Ouachita National Forest
Originally, we’d hoped to explore both the Ouachita (Wash – eat – ah) and Ozark National Forests. When self-imposed time constraints made it clear that wasn’t happening (and spring temperatures in Oklahoma, inevitably on our way out of Arkansas, were already discussing numbers in the 80°+ range) we decided to just do as thorough a job as we could in Ouachita and leave the Ozarks for some future date.
To say the Ouachita National Forest was a disappointment might be true, but it’s also a fine place. As forests go, it’s hardwood and heavily populated with small villages galore. Cell service is practically non-existent, and opportunities to get deep in the woods don’t exactly come up short.
For those who enjoy waterborne pursuits, opportunities abound.
Camping in Ouachita National Forest Photo Gallery
You can camp in relative luxury here, private campgrounds are more prevalent than gas station, but for us it’s all about trying to be within the national forest itself, whether that be boondocking for free, using various official national forest campgrounds or diving into a state park or Army Corp of Engineer campground.
As to the latter two options, it’s a toss up.
Army Corp of Engineer sites are in some ways like an RV park and in others like a recreation area you might find just outside of a national park or forest. The sites are usually quite spacious, with some amount of hookups — mileage varies — and conveniences like bathrooms, showers and trash. You’re always on a lake — or more accurately, a reservoir created by a dam that the Corp of Engineers built. They then seem to love to add a campground, and bam, there you have it.
However, though more spacious the sites may be than an RV park, and cheaper no doubt, privacy is not always included. And they pack up fast, from early spring weekends, all the week long during the summer months, and well into Autumn, these sites are not only typically fully booked, but you also have to reserve them.
State parks in Arkansas, in general, are the same way. Reserve ahead, and well ahead (a week or so may not even be enough time if you plan to camp on the weekends) if you want to guarantee a site.
This isn’t, however, an Arkansas problem. For the last decade, reservations on public lands with even the most modest of amenities have more and more turned to the reservation system.
All that said, some shining examples of Army Corp of Engineering campgrounds in Ouachita are Tompkins Bend, Denby Point, and Twin Creek, all on Lake Ouachita herself (which is actually a reservoir widening Ouachita River’s South Fork.) Occassionally, the COE offers free camping as well, such as at Cedar Fourche and Irons Fork.
Though state parks can be found all around the outside of the national forest, only Lake Ouachita State Park and Queen Wilhelmina State Park are actually “in” the national forest, and both have a less than ideal camping setup, more like an RV park where you’re hookups-to-awning with your neighbor. Given that neither have full hookups, and with the other options in the forest, it’s hard to fathom why one might pay the $30+ nightly fee to stay at either.

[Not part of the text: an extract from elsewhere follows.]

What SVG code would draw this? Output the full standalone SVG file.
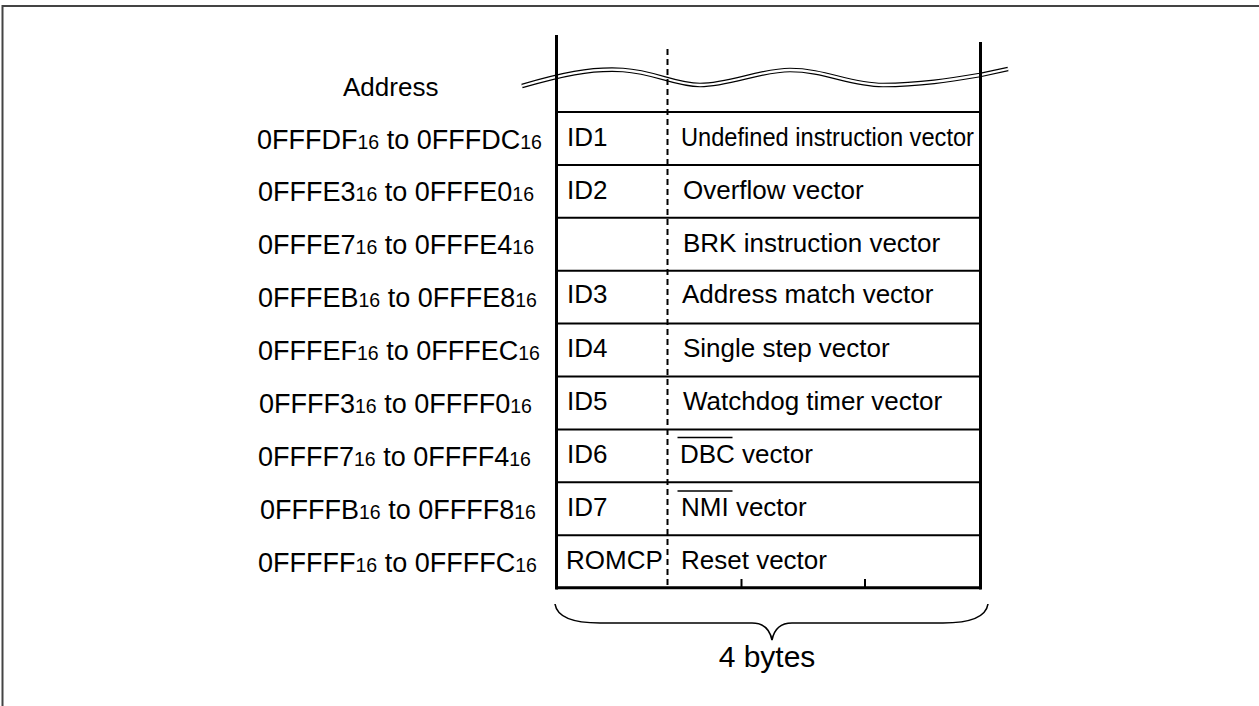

When it comes to the actual national forest campgrounds, results vary widely but a few gems certainly exist.
At Shady Lake Campground you might be able to score a riverfront spot, but the accompanying nature trail, hiking trails and even flushing toilets round it out as a great family camping experience.
Free, dispersed camping is allowed, as the National Forest website puts it, “almost anywhere in the Ouachita National Forest.” This type of camping, while free, does require you to be a steward of the land and understand why it’s important to leave no trace.
There’s even a rare, full-hookups campground run by the national forest, Sylvia Lake, though of the 15 sites only two have sewer hookups as well, but all but one of the rest have at least water and electric. Decently spaced sites all around as well.
And the bonus spot, Blue Hole (think water, and sizable spaces.)
In general, even in the minuscule towns peppered throughout the forest, expect no cell service.
All in all, though, Arkansas is ranking high on our list of Southeastern states, especially when you’re getting away from the coast. Enjoy!